◆ PROBLEM TO WORK ON: Check each line below for the word "matplotlib" and give the number of lines that have it, nothing more.
◇ ◇ ◇ ◇
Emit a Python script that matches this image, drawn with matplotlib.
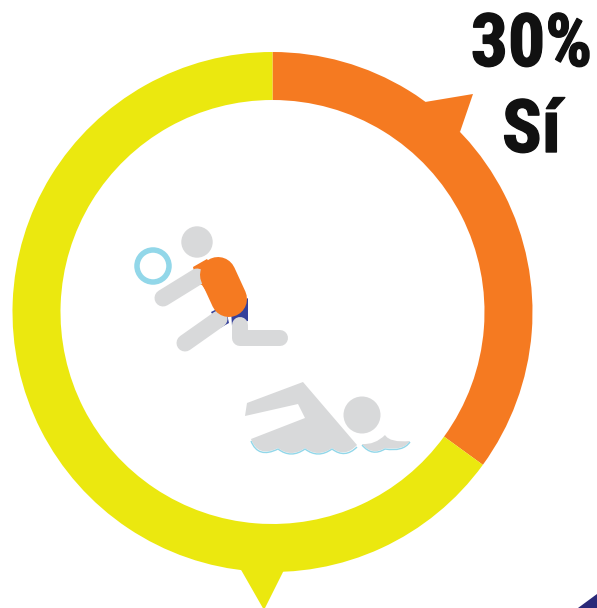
import matplotlib
matplotlib.use('Agg')
import matplotlib.pyplot as plt
import matplotlib.patheffects as pe
from matplotlib.patches import Circle, Polygon, PathPatch
from matplotlib.path import Path

answers = ['Sí', 'No']
shares = [35, 65]
share_label = '30%'
answer_label = 'Sí'
ring_colors = ['#f57a21', '#ebe80f']

GRAY = '#d8d9da'
ORANGE = '#f57a21'
NAVY = '#34409b'
LIGHT_BLUE = '#92d7e9'


def px(w):
  return w * 0.72


def curve(points, **kw):
  # first point is a move, the rest go in pairs (control, end)
  codes = [Path.MOVETO] + [Path.CURVE3] * (len(points) - 1)
  return PathPatch(Path(points, codes), **kw)


fig = plt.figure(figsize=(5.97, 6.08), dpi=100)
ax = fig.add_axes([0, 0, 1, 1])

# y axis is flipped, so -90 is the top of the ring and angles run clockwise
ax.pie(shares, colors=ring_colors, startangle=-90, counterclock=True,
       center=(272.5, 312), radius=260, wedgeprops={'width': 48, 'linewidth': 0})
ax.set_xlim(0, 597)
ax.set_ylim(608, 0)
ax.axis('off')

# speech bubble tails
ax.add_patch(Polygon([(425, 102), (473, 94), (460, 132), (440, 125)], fc=ring_colors[0], ec='none'))
ax.add_patch(Polygon([(240, 568), (285, 568), (264, 610)], fc=ring_colors[1], ec='none'))

# corner of the next panel
ax.add_patch(Polygon([(578, 608), (597, 594), (597, 608)], fc='#2a2878', ec='none'))

# volleyball player
ax.add_patch(Circle((153, 266), 16, fc='none', ec=LIGHT_BLUE, lw=px(5.5)))
ax.add_patch(Circle((197, 242), 15.7, fc=GRAY, ec='none'))
ax.plot([163, 197], [298, 277], color=GRAY, lw=px(17), solid_capstyle='round')
ax.plot([185, 219], [343, 319], color=GRAY, lw=px(17), solid_capstyle='round')
ax.plot([240, 240, 280], [325, 338, 338], color=GRAY, lw=px(16),
        solid_capstyle='round', solid_joinstyle='round')
ax.add_patch(Polygon([(211, 312), (220, 328), (229, 323), (225, 305)], fc=NAVY, ec='none'))
ax.add_patch(Polygon([(248, 298), (248, 321), (232, 326), (231, 310)], fc=NAVY, ec='none'))
ax.add_patch(Polygon([(193, 267), (207, 259), (218, 275), (212, 300), (202, 285), (197, 284)],
                     fc=ORANGE, ec='none'))
ax.plot([218, 229], [275, 299], color=ORANGE, lw=px(36), solid_capstyle='round')

# swimmer
ax.add_patch(Circle((362, 415), 18.5, fc=GRAY, ec='none'))
body_pts = [(247, 403), (303, 382), (357, 445),
            (345, 458), (332, 448), (318, 458), (305, 448), (291, 458), (278, 448), (258, 458), (251, 439),
            (305, 418), (298, 404), (245, 416), (247, 403)]
body_codes = [Path.MOVETO, Path.LINETO, Path.LINETO] + [Path.CURVE3] * 8 + [Path.LINETO] * 3 + [Path.CLOSEPOLY]
ax.add_patch(PathPatch(Path(body_pts, body_codes), fc=GRAY, ec='none'))
ax.add_patch(curve([(251, 441), (258, 459), (278, 449), (291, 459), (305, 449),
                    (318, 459), (332, 449), (345, 459), (357, 447)],
                   fc='none', ec=LIGHT_BLUE, lw=px(1.4)))
ax.add_patch(curve([(362, 444), (375, 445), (385, 435), (390, 443), (410, 441),
                    (403, 451), (385, 448), (372, 456), (362, 444)], fc=GRAY, ec='none'))
ax.add_patch(curve([(362, 445), (372, 457), (385, 449), (403, 452), (410, 442)],
                   fc='none', ec=LIGHT_BLUE, lw=px(1.4)))

font = ['Roboto Condensed', 'Liberation Sans', 'DejaVu Sans']
heavier = [pe.withStroke(linewidth=1.0, foreground='#111111')]
ax.text(531.5, 66, share_label, ha='center', va='baseline', color='#111111',
        family=font, weight='bold', fontsize=53, path_effects=heavier)
ax.text(531.5, 152, answer_label, ha='center', va='baseline', color='#111111',
        family=font, weight='bold', fontsize=53, path_effects=heavier)

fig.savefig('out.png', dpi=100)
◇ ◇ ◇ ◇
◆ RESULT BELOW: 7